Exercise task - Your task is to transcribe all of the data below exactly, omitting the images.

-- start of Dataset content --

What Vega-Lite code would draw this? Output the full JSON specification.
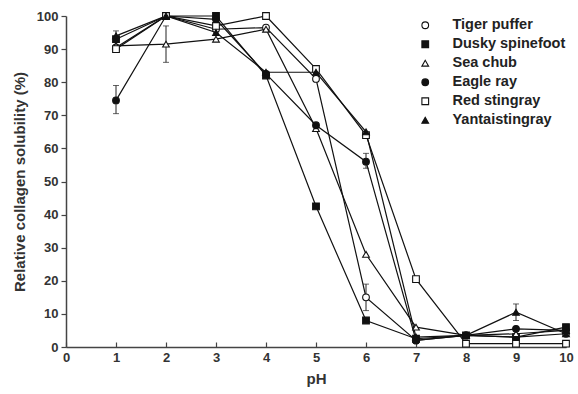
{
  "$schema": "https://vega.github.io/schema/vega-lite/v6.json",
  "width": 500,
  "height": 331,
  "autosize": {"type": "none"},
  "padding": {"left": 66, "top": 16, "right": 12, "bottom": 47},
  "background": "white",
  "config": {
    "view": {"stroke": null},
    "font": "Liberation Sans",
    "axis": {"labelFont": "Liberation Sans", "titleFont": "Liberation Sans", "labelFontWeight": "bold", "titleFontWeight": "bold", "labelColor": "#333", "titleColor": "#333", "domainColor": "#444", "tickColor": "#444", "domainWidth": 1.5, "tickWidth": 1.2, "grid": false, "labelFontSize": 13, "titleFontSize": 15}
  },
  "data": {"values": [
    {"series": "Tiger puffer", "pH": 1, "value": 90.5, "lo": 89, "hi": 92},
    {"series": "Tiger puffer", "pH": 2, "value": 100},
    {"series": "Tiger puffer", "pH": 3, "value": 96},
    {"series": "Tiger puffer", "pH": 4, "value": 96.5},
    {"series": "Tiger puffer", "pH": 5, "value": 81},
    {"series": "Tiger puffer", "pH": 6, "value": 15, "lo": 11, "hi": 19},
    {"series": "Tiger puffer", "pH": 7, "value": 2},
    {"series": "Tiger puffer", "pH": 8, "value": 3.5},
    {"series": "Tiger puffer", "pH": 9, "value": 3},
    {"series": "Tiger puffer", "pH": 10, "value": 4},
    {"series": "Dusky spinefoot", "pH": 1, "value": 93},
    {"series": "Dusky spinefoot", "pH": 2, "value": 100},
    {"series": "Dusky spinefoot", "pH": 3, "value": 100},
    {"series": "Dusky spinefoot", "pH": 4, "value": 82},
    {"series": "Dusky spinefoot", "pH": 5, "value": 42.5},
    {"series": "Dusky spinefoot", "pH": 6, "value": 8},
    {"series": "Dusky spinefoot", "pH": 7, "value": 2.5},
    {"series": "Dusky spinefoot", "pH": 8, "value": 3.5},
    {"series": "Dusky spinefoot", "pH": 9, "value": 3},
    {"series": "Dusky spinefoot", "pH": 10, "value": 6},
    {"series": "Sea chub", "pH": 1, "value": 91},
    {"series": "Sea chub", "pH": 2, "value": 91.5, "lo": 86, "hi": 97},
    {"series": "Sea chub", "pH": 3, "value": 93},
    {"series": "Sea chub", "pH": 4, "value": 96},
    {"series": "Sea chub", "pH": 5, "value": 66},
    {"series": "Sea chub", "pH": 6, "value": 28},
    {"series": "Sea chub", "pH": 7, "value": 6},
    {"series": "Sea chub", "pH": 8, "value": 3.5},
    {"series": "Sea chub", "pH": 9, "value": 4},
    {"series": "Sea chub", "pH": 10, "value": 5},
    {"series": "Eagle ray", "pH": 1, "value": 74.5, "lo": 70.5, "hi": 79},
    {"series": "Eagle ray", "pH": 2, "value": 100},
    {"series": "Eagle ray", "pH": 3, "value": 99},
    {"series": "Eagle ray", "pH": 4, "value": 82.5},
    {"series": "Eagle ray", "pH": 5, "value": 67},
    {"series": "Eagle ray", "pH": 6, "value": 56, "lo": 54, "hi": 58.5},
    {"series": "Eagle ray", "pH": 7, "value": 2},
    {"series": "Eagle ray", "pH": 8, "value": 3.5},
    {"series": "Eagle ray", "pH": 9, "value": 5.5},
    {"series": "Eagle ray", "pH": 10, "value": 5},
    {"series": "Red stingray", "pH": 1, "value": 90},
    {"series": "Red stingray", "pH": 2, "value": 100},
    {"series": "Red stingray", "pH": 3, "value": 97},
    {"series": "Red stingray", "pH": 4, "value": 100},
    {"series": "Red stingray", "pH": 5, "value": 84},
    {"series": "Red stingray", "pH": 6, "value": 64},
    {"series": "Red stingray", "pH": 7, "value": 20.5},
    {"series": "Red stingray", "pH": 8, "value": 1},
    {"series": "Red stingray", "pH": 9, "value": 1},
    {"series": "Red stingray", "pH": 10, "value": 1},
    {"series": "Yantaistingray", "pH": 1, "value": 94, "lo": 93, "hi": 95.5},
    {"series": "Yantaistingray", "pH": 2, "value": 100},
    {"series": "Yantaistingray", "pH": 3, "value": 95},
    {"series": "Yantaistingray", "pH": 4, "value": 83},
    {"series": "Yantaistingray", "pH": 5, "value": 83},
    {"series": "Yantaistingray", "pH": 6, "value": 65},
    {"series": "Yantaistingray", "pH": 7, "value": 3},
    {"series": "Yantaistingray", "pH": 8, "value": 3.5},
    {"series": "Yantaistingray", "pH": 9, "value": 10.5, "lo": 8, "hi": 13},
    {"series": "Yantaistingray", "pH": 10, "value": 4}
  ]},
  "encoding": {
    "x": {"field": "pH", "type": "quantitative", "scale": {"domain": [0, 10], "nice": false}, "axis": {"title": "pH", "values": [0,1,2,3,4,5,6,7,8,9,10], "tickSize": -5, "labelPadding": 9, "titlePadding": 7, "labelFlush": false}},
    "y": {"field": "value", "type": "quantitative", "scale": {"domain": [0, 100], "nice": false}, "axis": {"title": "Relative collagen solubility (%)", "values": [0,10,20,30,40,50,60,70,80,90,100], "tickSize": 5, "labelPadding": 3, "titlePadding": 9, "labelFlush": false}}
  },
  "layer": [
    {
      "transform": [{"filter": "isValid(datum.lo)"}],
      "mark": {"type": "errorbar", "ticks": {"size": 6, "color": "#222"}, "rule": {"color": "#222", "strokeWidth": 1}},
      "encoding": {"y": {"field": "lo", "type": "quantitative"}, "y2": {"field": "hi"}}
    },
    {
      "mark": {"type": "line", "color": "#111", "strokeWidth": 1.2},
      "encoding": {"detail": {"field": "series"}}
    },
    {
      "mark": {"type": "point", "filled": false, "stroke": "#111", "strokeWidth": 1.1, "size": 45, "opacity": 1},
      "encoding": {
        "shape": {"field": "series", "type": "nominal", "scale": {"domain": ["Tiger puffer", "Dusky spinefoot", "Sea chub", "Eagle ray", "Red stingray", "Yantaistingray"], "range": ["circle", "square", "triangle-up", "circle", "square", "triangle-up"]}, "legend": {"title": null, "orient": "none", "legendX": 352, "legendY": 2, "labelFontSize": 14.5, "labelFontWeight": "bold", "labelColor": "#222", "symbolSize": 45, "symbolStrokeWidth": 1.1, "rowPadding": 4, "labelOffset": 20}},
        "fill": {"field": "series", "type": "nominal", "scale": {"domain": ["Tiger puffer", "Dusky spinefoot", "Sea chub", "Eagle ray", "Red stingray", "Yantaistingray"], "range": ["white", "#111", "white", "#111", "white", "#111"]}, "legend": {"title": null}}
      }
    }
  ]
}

-- end of Dataset content --

Answer to this problem -
What Vega-Lite code would draw this? Output the full JSON specification.
{
  "$schema": "https://vega.github.io/schema/vega-lite/v6.json",
  "width": 500,
  "height": 331,
  "autosize": {"type": "none"},
  "padding": {"left": 66, "top": 16, "right": 12, "bottom": 47},
  "background": "white",
  "config": {
    "view": {"stroke": null},
    "font": "Liberation Sans",
    "axis": {"labelFont": "Liberation Sans", "titleFont": "Liberation Sans", "labelFontWeight": "bold", "titleFontWeight": "bold", "labelColor": "#333", "titleColor": "#333", "domainColor": "#444", "tickColor": "#444", "domainWidth": 1.5, "tickWidth": 1.2, "grid": false, "labelFontSize": 13, "titleFontSize": 15}
  },
  "data": {"values": [
    {"series": "Tiger puffer", "pH": 1, "value": 90.5, "lo": 89, "hi": 92},
    {"series": "Tiger puffer", "pH": 2, "value": 100},
    {"series": "Tiger puffer", "pH": 3, "value": 96},
    {"series": "Tiger puffer", "pH": 4, "value": 96.5},
    {"series": "Tiger puffer", "pH": 5, "value": 81},
    {"series": "Tiger puffer", "pH": 6, "value": 15, "lo": 11, "hi": 19},
    {"series": "Tiger puffer", "pH": 7, "value": 2},
    {"series": "Tiger puffer", "pH": 8, "value": 3.5},
    {"series": "Tiger puffer", "pH": 9, "value": 3},
    {"series": "Tiger puffer", "pH": 10, "value": 4},
    {"series": "Dusky spinefoot", "pH": 1, "value": 93},
    {"series": "Dusky spinefoot", "pH": 2, "value": 100},
    {"series": "Dusky spinefoot", "pH": 3, "value": 100},
    {"series": "Dusky spinefoot", "pH": 4, "value": 82},
    {"series": "Dusky spinefoot", "pH": 5, "value": 42.5},
    {"series": "Dusky spinefoot", "pH": 6, "value": 8},
    {"series": "Dusky spinefoot", "pH": 7, "value": 2.5},
    {"series": "Dusky spinefoot", "pH": 8, "value": 3.5},
    {"series": "Dusky spinefoot", "pH": 9, "value": 3},
    {"series": "Dusky spinefoot", "pH": 10, "value": 6},
    {"series": "Sea chub", "pH": 1, "value": 91},
    {"series": "Sea chub", "pH": 2, "value": 91.5, "lo": 86, "hi": 97},
    {"series": "Sea chub", "pH": 3, "value": 93},
    {"series": "Sea chub", "pH": 4, "value": 96},
    {"series": "Sea chub", "pH": 5, "value": 66},
    {"series": "Sea chub", "pH": 6, "value": 28},
    {"series": "Sea chub", "pH": 7, "value": 6},
    {"series": "Sea chub", "pH": 8, "value": 3.5},
    {"series": "Sea chub", "pH": 9, "value": 4},
    {"series": "Sea chub", "pH": 10, "value": 5},
    {"series": "Eagle ray", "pH": 1, "value": 74.5, "lo": 70.5, "hi": 79},
    {"series": "Eagle ray", "pH": 2, "value": 100},
    {"series": "Eagle ray", "pH": 3, "value": 99},
    {"series": "Eagle ray", "pH": 4, "value": 82.5},
    {"series": "Eagle ray", "pH": 5, "value": 67},
    {"series": "Eagle ray", "pH": 6, "value": 56, "lo": 54, "hi": 58.5},
    {"series": "Eagle ray", "pH": 7, "value": 2},
    {"series": "Eagle ray", "pH": 8, "value": 3.5},
    {"series": "Eagle ray", "pH": 9, "value": 5.5},
    {"series": "Eagle ray", "pH": 10, "value": 5},
    {"series": "Red stingray", "pH": 1, "value": 90},
    {"series": "Red stingray", "pH": 2, "value": 100},
    {"series": "Red stingray", "pH": 3, "value": 97},
    {"series": "Red stingray", "pH": 4, "value": 100},
    {"series": "Red stingray", "pH": 5, "value": 84},
    {"series": "Red stingray", "pH": 6, "value": 64},
    {"series": "Red stingray", "pH": 7, "value": 20.5},
    {"series": "Red stingray", "pH": 8, "value": 1},
    {"series": "Red stingray", "pH": 9, "value": 1},
    {"series": "Red stingray", "pH": 10, "value": 1},
    {"series": "Yantaistingray", "pH": 1, "value": 94, "lo": 93, "hi": 95.5},
    {"series": "Yantaistingray", "pH": 2, "value": 100},
    {"series": "Yantaistingray", "pH": 3, "value": 95},
    {"series": "Yantaistingray", "pH": 4, "value": 83},
    {"series": "Yantaistingray", "pH": 5, "value": 83},
    {"series": "Yantaistingray", "pH": 6, "value": 65},
    {"series": "Yantaistingray", "pH": 7, "value": 3},
    {"series": "Yantaistingray", "pH": 8, "value": 3.5},
    {"series": "Yantaistingray", "pH": 9, "value": 10.5, "lo": 8, "hi": 13},
    {"series": "Yantaistingray", "pH": 10, "value": 4}
  ]},
  "encoding": {
    "x": {"field": "pH", "type": "quantitative", "scale": {"domain": [0, 10], "nice": false}, "axis": {"title": "pH", "values": [0,1,2,3,4,5,6,7,8,9,10], "tickSize": -5, "labelPadding": 9, "titlePadding": 7, "labelFlush": false}},
    "y": {"field": "value", "type": "quantitative", "scale": {"domain": [0, 100], "nice": false}, "axis": {"title": "Relative collagen solubility (%)", "values": [0,10,20,30,40,50,60,70,80,90,100], "tickSize": 5, "labelPadding": 3, "titlePadding": 9, "labelFlush": false}}
  },
  "layer": [
    {
      "transform": [{"filter": "isValid(datum.lo)"}],
      "mark": {"type": "errorbar", "ticks": {"size": 6, "color": "#222"}, "rule": {"color": "#222", "strokeWidth": 1}},
      "encoding": {"y": {"field": "lo", "type": "quantitative"}, "y2": {"field": "hi"}}
    },
    {
      "mark": {"type": "line", "color": "#111", "strokeWidth": 1.2},
      "encoding": {"detail": {"field": "series"}}
    },
    {
      "mark": {"type": "point", "filled": false, "stroke": "#111", "strokeWidth": 1.1, "size": 45, "opacity": 1},
      "encoding": {
        "shape": {"field": "series", "type": "nominal", "scale": {"domain": ["Tiger puffer", "Dusky spinefoot", "Sea chub", "Eagle ray", "Red stingray", "Yantaistingray"], "range": ["circle", "square", "triangle-up", "circle", "square", "triangle-up"]}, "legend": {"title": null, "orient": "none", "legendX": 352, "legendY": 2, "labelFontSize": 14.5, "labelFontWeight": "bold", "labelColor": "#222", "symbolSize": 45, "symbolStrokeWidth": 1.1, "rowPadding": 4, "labelOffset": 20}},
        "fill": {"field": "series", "type": "nominal", "scale": {"domain": ["Tiger puffer", "Dusky spinefoot", "Sea chub", "Eagle ray", "Red stingray", "Yantaistingray"], "range": ["white", "#111", "white", "#111", "white", "#111"]}, "legend": {"title": null}}
      }
    }
  ]
}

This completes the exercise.